② ピーク順方向電流(Peak Forward Current)IFP
→ PWM制御する場合などで、一瞬であれば流すことができる順方向電流の最大値
③ 逆方向電圧(Reverse Voltage)VR
→ 一瞬であっても逆方向に印加してはならない電圧値
このなかで特に重要なものは、(1)の順方向電流IFと順方向電圧VFです。店頭POPや通販のサイトには、この2つの数値しか記載されていない場合もあります。また、表記も様々で「順方向電圧 VF:2.1V (@20mA)」のような場合もあります。
LED点灯回路の設計
LEDは電球のようにLEDと電源を直接接続することはできません。
なぜなら、3V超の電源をLEDに直接接続すると、順方向電流IFの絶対最大定格を超えるような大電流が流れ、LEDおよび電源が損傷するためです。
そのため、LEDを点灯させる際には、電流を制限するための抵抗や定電流ダイオードを、LEDと直列に挿入する必要があります。
このような目的で使用される抵抗を電流制限抵抗といいます。
LED点灯回路(1個)
下の図に示すような回路を構成することで1個のLEDを点灯させることができます。ここで、Rは電流制限抵抗で、RとLEDの位置を入れ替えても問題はありません。
電流制限抵抗Rの値は次式により設定します。
R=(Vcc-VF)/IF Ω
ここで、VCCは(電源電圧)、VFはLEDの(順方向電圧)、IFは順方向電流です。

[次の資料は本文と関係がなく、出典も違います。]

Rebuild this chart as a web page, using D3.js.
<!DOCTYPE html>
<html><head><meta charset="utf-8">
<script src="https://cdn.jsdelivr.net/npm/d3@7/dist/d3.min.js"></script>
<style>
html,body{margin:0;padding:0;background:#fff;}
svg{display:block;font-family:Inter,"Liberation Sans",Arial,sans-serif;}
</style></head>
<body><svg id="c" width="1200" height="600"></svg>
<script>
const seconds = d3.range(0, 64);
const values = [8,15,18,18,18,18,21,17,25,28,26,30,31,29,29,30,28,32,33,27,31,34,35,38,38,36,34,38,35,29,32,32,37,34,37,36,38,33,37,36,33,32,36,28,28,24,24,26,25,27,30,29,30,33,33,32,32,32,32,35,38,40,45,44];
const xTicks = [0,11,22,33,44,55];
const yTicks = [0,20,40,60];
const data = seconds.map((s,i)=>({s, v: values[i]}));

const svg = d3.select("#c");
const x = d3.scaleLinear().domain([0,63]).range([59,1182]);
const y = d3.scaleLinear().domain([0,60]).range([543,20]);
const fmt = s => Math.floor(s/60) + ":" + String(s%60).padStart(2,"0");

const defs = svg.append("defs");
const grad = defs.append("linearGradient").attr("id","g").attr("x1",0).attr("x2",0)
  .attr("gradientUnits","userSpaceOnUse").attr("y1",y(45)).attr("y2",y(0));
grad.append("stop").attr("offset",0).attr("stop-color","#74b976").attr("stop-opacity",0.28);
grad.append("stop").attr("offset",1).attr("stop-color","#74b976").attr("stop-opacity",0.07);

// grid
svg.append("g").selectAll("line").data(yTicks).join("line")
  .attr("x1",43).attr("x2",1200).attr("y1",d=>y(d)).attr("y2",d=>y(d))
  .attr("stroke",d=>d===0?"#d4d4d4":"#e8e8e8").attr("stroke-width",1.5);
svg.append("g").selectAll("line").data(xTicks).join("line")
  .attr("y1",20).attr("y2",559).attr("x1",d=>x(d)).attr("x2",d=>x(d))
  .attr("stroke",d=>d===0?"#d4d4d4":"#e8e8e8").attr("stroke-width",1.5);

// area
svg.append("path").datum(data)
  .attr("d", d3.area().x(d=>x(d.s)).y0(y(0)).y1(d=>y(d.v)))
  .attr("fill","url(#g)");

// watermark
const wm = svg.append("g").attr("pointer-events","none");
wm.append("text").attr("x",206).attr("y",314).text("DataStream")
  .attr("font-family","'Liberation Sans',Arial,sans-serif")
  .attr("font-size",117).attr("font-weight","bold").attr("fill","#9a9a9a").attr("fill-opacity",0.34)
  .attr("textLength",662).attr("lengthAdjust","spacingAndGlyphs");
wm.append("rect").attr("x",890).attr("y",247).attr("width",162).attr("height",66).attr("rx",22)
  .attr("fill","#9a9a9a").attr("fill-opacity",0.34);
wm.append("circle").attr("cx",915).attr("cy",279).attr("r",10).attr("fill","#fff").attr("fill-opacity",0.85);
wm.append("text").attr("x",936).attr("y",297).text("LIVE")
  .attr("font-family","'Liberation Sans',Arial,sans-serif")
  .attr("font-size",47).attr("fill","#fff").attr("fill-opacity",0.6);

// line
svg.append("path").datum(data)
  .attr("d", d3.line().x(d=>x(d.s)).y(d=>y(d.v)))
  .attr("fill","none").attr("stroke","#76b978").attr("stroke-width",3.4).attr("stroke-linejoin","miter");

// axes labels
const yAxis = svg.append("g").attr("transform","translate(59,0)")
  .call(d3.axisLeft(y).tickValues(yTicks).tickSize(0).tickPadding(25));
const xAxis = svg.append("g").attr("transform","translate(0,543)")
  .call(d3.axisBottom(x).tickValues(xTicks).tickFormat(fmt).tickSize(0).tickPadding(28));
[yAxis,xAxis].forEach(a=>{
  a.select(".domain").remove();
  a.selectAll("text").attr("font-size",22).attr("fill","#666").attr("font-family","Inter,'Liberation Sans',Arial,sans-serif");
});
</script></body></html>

VFとIFはLEDのデータシートから調べることができます。
例えば、あるLEDのVFが2.0V、IFが10mAであった場合、電源電圧を5Vとすれば必要な電流制限抵抗は300Ωとなります。
実際には、同じ型番のLEDであっても個体差によりIFはばらつくので、余裕をみて+50Ω以上の抵抗を使用します。

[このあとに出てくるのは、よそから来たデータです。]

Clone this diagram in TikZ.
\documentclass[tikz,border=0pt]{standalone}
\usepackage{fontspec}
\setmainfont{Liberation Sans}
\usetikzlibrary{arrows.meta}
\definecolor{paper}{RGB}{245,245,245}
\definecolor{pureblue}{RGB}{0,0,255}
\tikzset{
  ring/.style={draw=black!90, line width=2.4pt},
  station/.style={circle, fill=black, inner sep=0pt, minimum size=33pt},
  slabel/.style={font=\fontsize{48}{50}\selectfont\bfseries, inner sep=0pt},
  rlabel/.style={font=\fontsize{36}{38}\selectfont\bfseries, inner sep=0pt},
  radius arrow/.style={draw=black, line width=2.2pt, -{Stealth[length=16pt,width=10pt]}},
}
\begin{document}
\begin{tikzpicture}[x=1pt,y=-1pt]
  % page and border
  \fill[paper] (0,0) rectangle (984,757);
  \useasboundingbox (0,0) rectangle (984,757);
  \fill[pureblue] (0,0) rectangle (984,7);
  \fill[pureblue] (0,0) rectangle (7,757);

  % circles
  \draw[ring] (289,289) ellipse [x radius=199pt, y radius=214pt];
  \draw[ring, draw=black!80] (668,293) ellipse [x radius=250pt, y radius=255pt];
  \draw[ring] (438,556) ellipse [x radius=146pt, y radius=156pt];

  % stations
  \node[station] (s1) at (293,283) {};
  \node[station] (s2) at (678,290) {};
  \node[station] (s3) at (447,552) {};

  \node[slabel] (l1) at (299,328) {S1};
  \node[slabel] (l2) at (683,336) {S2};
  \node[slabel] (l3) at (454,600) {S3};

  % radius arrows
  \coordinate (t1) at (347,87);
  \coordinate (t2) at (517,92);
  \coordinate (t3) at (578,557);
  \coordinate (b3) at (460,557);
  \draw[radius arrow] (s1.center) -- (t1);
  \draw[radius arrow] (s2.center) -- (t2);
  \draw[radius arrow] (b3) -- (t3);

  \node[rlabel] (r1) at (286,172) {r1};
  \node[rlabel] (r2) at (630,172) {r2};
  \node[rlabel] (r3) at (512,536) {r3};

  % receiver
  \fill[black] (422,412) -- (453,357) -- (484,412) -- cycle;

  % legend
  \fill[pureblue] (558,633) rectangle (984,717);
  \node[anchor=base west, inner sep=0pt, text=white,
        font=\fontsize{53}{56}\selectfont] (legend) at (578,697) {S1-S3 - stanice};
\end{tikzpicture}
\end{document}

一般的には、精度は高くないが安価で入手しやすい炭素皮膜抵抗が使われます。
また、抵抗は同じ抵抗値でも、次式で計算できる消費電力Pの2倍以上の定格電力(許容電力とも呼ばれる)を備えた製品を使用する必要があります。
P=(Vcc-VF)×IF W
例題:
VCC=5V、VF=2V、IF=20mAのとき、適切な抵抗(抵抗値、種類、定格電力)を選定せよ。
解答はこちらをクリック
R=(VCC-VF)/IF=(5-2)/0.02=150 → 220Ω
P=2(VCC-VF )∙IF=2(5-2)∙0.02=0.12W → 1/8W
LED点灯回路(複数・並列)
複数のLEDを点灯させるためには、1個点灯の回路を並列化し、下の図に示すような回路を構成すればよさそうです。
しかし、この方法では、N個のLEDを点灯させるために必要な電流はN倍となり、電源の電流容量の面からみて効率がわるいです。
最大出力電流が1Aの電源を使ったとすると、LEDのIF が20mAだとすれば、並列化した回路では50個を越えるLEDを点灯させることはできません。
この回路ではLED点灯回路の1個の場合と同じ式で必要な抵抗値を計算することが出来ます。
LED点灯回路(複数・直列)
電源電圧に余裕があり、なおかつIFが同一のLEDを点灯させる場合は、下の図に示すようにLEDを直列接続した回路を構成するほうがよいです。
この回路に必要な電流制限抵抗Rの値は次式により求められます。
R=(Vcc-NVF)/IF Ω
ここで、Nは直列接続するLEDの個数です。
この回路に流れる電流は、1個のLEDを点灯させる場合と同じIFです。
よって、電源電圧が大きな場合は、並列に回路を構成するよりも、直列に回路を構成したほうがよいという事になります。
なお、Vccが6V、VFが2Vであったとしても、次のように電流制限抵抗を抜いて電源とLEDだけで回路を構成してはいけません。
(IFやVFの個体差、環境温度の変化により想定以上のIFが流れる可能性があり、抵抗がないとそれを抑制できないため)。